Benefits to the El Paso Region

The per capita income and educational achievement data for El Paso are sobering by any measure. This community has suffered, and will continue to suffer, the consequences of having promoted itself for far too long as a low-skill, low-wage opportunity for business and industry. In a global economy, still lower wage options have been exercised by corporations, and El Pasoans’ jobs have migrated to Guatemala and Sri Lanka. El Pasoans are undereducated and under-prepared to be competitive in today’s economy. If we do not begin today to ensure that El Paso commits to far higher expectations- and higher educational achievement of its people, and if we do not set higher standards for the kind of jobs that we intend to offer to residents of this region, we will be faced with the downward spiral of a Third-World economy and the poor quality of life that accompanies it. A major university, with strong research and doctoral programs—and a reputation for excellence AND access—is critical to this community’s future human and economic development.

Benefits to the State of Texas

Texas’ per capita income lags significantly behind-the national average. Texas lags behind its peer states in the number of students who graduate with baccalaureate degrees. Texas’ population is fast-growing and increasingly diverse; nine of ten new Texans will be minorities, and 3/4 of the nine will be Hispanic. Educational attainment among minorities in Texas lags seriously behind that of their Anglo counterparts. Connecting these data points, a picture emerges of a state that is headed in the wrong direction in terms of both its human and economic development, a state whose future will be determined by its failure to invest in its human potential.

If Texas hopes to be competitive with other large states and expects to be able to participate successfully in the global economy, it must begin to do a far better job than it has in the past in educating the fastest growing segment of its population: Hispanics. And, the commitment must go far beyond mere access. Hispanics must have the same opportunities for a quality education, from pre-Kindergarten through graduate school, as has been provided to more affluent, typically Anglo, citizens of this state. Large urban universities in Texas, like UTEP, are especially well positioned to provide these quality educational opportunities. They are huge public assets that have been notably under-capitalized and under-utilized. The time is long overdue for Texas to recognize and invest in these important assets and the large undereducated populations that they attempt to serve.

We believe that once the statewide higher education planners complete their work, they will conclude that an investment in excellence in public universities located in Texas major urban centers will yield the greatest return in terms of the state’s human and economic development.

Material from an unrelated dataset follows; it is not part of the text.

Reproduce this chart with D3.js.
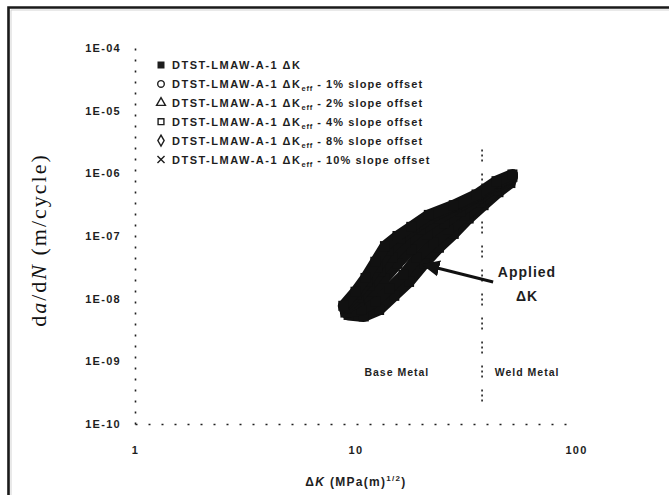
<!DOCTYPE html>
<html><head><meta charset="utf-8">
<script src="https://cdn.jsdelivr.net/npm/d3@7"></script>
<style>
body{margin:0;background:#fff;}
svg{display:block;}
</style></head>
<body>
<svg id="chart" width="669" height="495"></svg>
<script>
// ---------------- data ----------------
const xTicks = [1, 10, 100];
const xTickLabels = ["1", "10", "100"];
const yTicks = [1e-10, 1e-9, 1e-8, 1e-7, 1e-6, 1e-5, 1e-4];
const yTickLabels = ["1E-10", "1E-09", "1E-08", "1E-07", "1E-06", "1E-05", "1E-04"];

const seriesNames = [
  "DTST-LMAW-A-1 \u0394K",
  "DTST-LMAW-A-1 \u0394K_eff - 1% slope offset",
  "DTST-LMAW-A-1 \u0394K_eff - 2% slope offset",
  "DTST-LMAW-A-1 \u0394K_eff - 4% slope offset",
  "DTST-LMAW-A-1 \u0394K_eff - 8% slope offset",
  "DTST-LMAW-A-1 \u0394K_eff - 10% slope offset"
];
const seriesSymbols = ["squareFilled", "circle", "triangle", "square", "diamond", "cross"];

// [ΔK (MPa·m^1/2), da/dN (m/cycle)]
const s0 = [[9.3,5.5e-9],[10.9,5.2e-9],[12.8,6.6e-9],[15.0,1.11e-8],[17.5,1.85e-8],[20.5,3.6e-8],[23.9,6.5e-8],[27.9,1.08e-7],[32.6,1.9e-7],[38.1,3.1e-7],[44.5,5.0e-7],[50.4,7.0e-7]];
const s1 = [[9.0,6.0e-9],[10.6,6.6e-9],[12.3,9.0e-9],[14.2,1.43e-8],[16.5,2.4e-8],[19.0,4.5e-8],[22.5,7.8e-8],[26.5,1.25e-7],[31.3,2.1e-7],[36.9,3.4e-7],[43.6,5.4e-7],[49.9,7.6e-7]];
const s2 = [[9.1,6.9e-9],[10.4,9.2e-9],[11.8,1.28e-8],[13.5,2.07e-8],[15.5,3.6e-8],[17.9,6.2e-8],[21.1,1.04e-7],[25.2,1.6e-7],[30.0,2.5e-7],[36.2,3.9e-7],[43.2,6.1e-7],[50.4,8.1e-7]];
const s3 = [[9.0,7.1e-9],[10.3,1.03e-8],[11.6,1.6e-8],[13.0,2.7e-8],[14.7,4.6e-8],[16.8,7.8e-8],[19.8,1.25e-7],[23.9,1.9e-7],[28.8,2.8e-7],[35.5,4.2e-7],[43.2,6.5e-7],[51.0,8.5e-7]];
const s4 = [[8.9,7.4e-9],[10.1,1.15e-8],[11.3,1.85e-8],[12.6,3.2e-8],[14.1,5.8e-8],[16.0,9.0e-8],[18.6,1.35e-7],[22.7,2.1e-7],[28.2,3.0e-7],[35.5,4.4e-7],[43.6,7.0e-7],[51.5,8.8e-7]];
const s5 = [[8.8,7.7e-9],[10.0,1.29e-8],[11.1,2.14e-8],[12.3,3.88e-8],[13.6,6.9e-8],[15.5,1.0e-7],[17.9,1.4e-7],[21.5,2.17e-7],[27.9,3.1e-7],[35.4,4.6e-7],[43.6,7.5e-7],[51.5,9.6e-7]];
const seriesData = [s0, s1, s2, s3, s4, s5];

const weldBoundaryK = 37.5;
const weldLineRange = [2.4e-6, 1.6e-10];
const arrowFrom = [42.1, 1.85e-8];
const arrowTo = [20.3, 3.5e-8];

// ---------------- chart ----------------
const svg = d3.select("#chart");
const ink = "#1e1e1e";

// outer frame (top + left only visible)
svg.append("path").attr("d", "M8.5,495 V7.5 H669")
  .attr("fill", "none").attr("stroke", "#1a1a1a").attr("stroke-width", 2.6);
svg.append("path").attr("d", "M11,495 V10 H669")
  .attr("fill", "none").attr("stroke", "#c8c8c8").attr("stroke-width", 0.8);

const x = d3.scaleLog().domain([1, 100]).range([135, 576]);
const y = d3.scaleLog().domain([1e-10, 1e-4]).range([424, 48]);

const tickFont = "Arial, 'Liberation Sans', sans-serif";

// y axis
const gy = svg.append("g").attr("transform", "translate(135,0)")
  .call(d3.axisLeft(y).tickValues(yTicks).tickSize(0).tickPadding(14)
    .tickFormat((d, i) => yTickLabels[i]));
gy.select(".domain").attr("stroke", ink).attr("stroke-width", 1.6).attr("stroke-dasharray", "2,9");
gy.selectAll("text").attr("font-family", tickFont).attr("font-size", 11)
  .attr("font-weight", "bold").attr("letter-spacing", "1.3px").attr("fill", ink);

// x axis
const gx = svg.append("g").attr("transform", "translate(0,424)")
  .call(d3.axisBottom(x).tickValues(xTicks).tickSize(0).tickPadding(22)
    .tickFormat((d, i) => xTickLabels[i]));
gx.select(".domain").attr("stroke", ink).attr("stroke-width", 1.6).attr("stroke-dasharray", "2,11");
gx.selectAll("text").attr("font-family", tickFont).attr("font-size", 11)
  .attr("font-weight", "bold").attr("letter-spacing", "1.3px").attr("fill", ink);

// weld boundary dotted line
svg.append("line")
  .attr("x1", x(weldBoundaryK)).attr("x2", x(weldBoundaryK))
  .attr("y1", y(weldLineRange[0])).attr("y2", y(weldLineRange[1]))
  .attr("stroke", ink).attr("stroke-width", 1.6).attr("stroke-dasharray", "2,3,2,3,2,12");

// data bands
const line = d3.line().x(d => x(d[0])).y(d => y(d[1])).curve(d3.curveLinear);
seriesData.forEach((s, i) => {
  svg.append("path").datum(s).attr("d", line)
    .attr("fill", "none").attr("stroke", "#111").attr("stroke-width", 11)
    .attr("stroke-linejoin", "round").attr("stroke-linecap", "round");
  svg.append("g").selectAll("rect").data(s).join("rect")
    .attr("x", d => x(d[0]) - 5).attr("y", d => y(d[1]) - 5)
    .attr("width", 10).attr("height", 10).attr("fill", "#111");
});

// legend
const legX = 161, legY0 = 65, legStep = 18.9;
const legend = svg.append("g");
seriesNames.forEach((name, i) => {
  const cy = legY0 + i * legStep;
  const g = legend.append("g").attr("transform", `translate(${legX},${cy})`);
  const sym = seriesSymbols[i];
  if (sym === "squareFilled") {
    g.append("rect").attr("x", -3.5).attr("y", -3.5).attr("width", 7).attr("height", 7).attr("fill", ink);
  } else {
    const typ = {circle: d3.symbolCircle, triangle: d3.symbolTriangle, square: d3.symbolSquare,
                 diamond: d3.symbolDiamond, cross: d3.symbolX}[sym];
    g.append("path").attr("d", d3.symbol().type(typ).size(34)())
      .attr("fill", "none").attr("stroke", ink).attr("stroke-width", 1.4);
  }
  const parts = name.split("_eff");
  const t = g.append("text").attr("x", 11).attr("y", 4)
    .attr("font-family", tickFont).attr("font-size", 11).attr("font-weight", "bold")
    .attr("letter-spacing", "1.5px").attr("fill", ink);
  t.append("tspan").text(parts[0]);
  if (parts.length > 1) {
    t.append("tspan").attr("dy", 3).attr("font-size", 7.5).attr("letter-spacing", "0.8px").text("eff");
    t.append("tspan").attr("dy", -3).attr("letter-spacing", "1.1px").text(parts[1]);
  }
});

// annotations
svg.append("text").attr("x", x(15.4)).attr("y", 376).attr("text-anchor", "middle")
  .attr("font-family", tickFont).attr("font-size", 10.5).attr("font-weight", "bold")
  .attr("letter-spacing", "1px").attr("fill", ink).text("Base Metal");
svg.append("text").attr("x", x(60)).attr("y", 376).attr("text-anchor", "middle")
  .attr("font-family", tickFont).attr("font-size", 10.5).attr("font-weight", "bold")
  .attr("letter-spacing", "1px").attr("fill", ink).text("Weld Metal");

svg.append("text").attr("x", 527).attr("y", 277).attr("text-anchor", "middle")
  .attr("font-family", tickFont).attr("font-size", 14).attr("font-weight", "bold")
  .attr("letter-spacing", "1px").attr("fill", ink).text("Applied");
svg.append("text").attr("x", 527).attr("y", 301).attr("text-anchor", "middle")
  .attr("font-family", tickFont).attr("font-size", 14).attr("font-weight", "bold")
  .attr("letter-spacing", "1px").attr("fill", ink).text("\u0394K");

// arrow
const defs = svg.append("defs");
defs.append("marker").attr("id", "ah").attr("viewBox", "0 0 10 10")
  .attr("refX", 9).attr("refY", 5).attr("markerWidth", 6).attr("markerHeight", 6)
  .attr("markerUnits", "strokeWidth").attr("orient", "auto")
  .append("path").attr("d", "M0,0.5 L10,5 L0,9.5 Z").attr("fill", "#111");
svg.append("line")
  .attr("x1", x(arrowFrom[0])).attr("y1", y(arrowFrom[1]))
  .attr("x2", x(arrowTo[0])).attr("y2", y(arrowTo[1]))
  .attr("stroke", "#111").attr("stroke-width", 3).attr("marker-end", "url(#ah)");

// axis titles
const xt = svg.append("text").attr("x", 356).attr("y", 486).attr("text-anchor", "middle")
  .attr("font-family", tickFont).attr("font-size", 12).attr("font-weight", "bold")
  .attr("letter-spacing", "1.3px").attr("fill", ink);
xt.append("tspan").text("\u0394");
xt.append("tspan").attr("font-style", "italic").text("K");
xt.append("tspan").text(" (MPa(m)");
xt.append("tspan").attr("dy", -5).attr("font-size", 8).text("1/2");
xt.append("tspan").attr("dy", 5).text(")");

const yt = svg.append("text").attr("transform", "translate(46,240) rotate(-90)")
  .attr("text-anchor", "middle").attr("font-family", "'Liberation Serif', 'Times New Roman', serif")
  .attr("font-size", 22).attr("letter-spacing", "2px").attr("fill", "#111");
yt.append("tspan").text("d");
yt.append("tspan").attr("font-style", "italic").text("a");
yt.append("tspan").text("/d");
yt.append("tspan").attr("font-style", "italic").text("N");
yt.append("tspan").text(" (m/cycle)");
</script>
</body></html>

The planners’ review of the demographic data will reveal the robust growth in the state’s population and the significant portion of that growth that will be minorities, mostly Hispanics. Their consideration of educational achievement data will reveal that the fastest growing segment of the Texas population is also its most under-educated. They will recognize that Texas’ traditional industries and its rural orientation will survive only as part of the Texas myth, not its reality. They will recognize that large urban centers represent the future of this state and its economy. And, they will view the Texas public colleges and universities that are located in urban settings as its primary assets in fostering the state’s future human and economic development.

Planners should recommend that the state make a significant investment in building excellence in public universities in the state’s major urban centers—Dallas/Ft. Worth, Houston, El Paso, and San Antonio-with the goal of raising them to a Tier One level within the next five to eight years. This investment in creating a new model of Tier One institutions-building excellence in contexts with a strong commitment to equity-will pay the state rich dividends. It will substantially leverage federal and private sector funding, enabling Texas to compete far more aggressively with California and other large states for federal R&D funding. It will spawn the increased entrepreneurial activity often associated with competitive research universities. It will raise the educational level of populations concentrated in our major metropolitan areas, especially the fastest growing minority populations, and attract new businesses and industries that require an educated workforce. Finally, and most importantly, it will enable Texas to reverse its downward educational and income spiral, and compete successfully in the global economy of the 21st Century.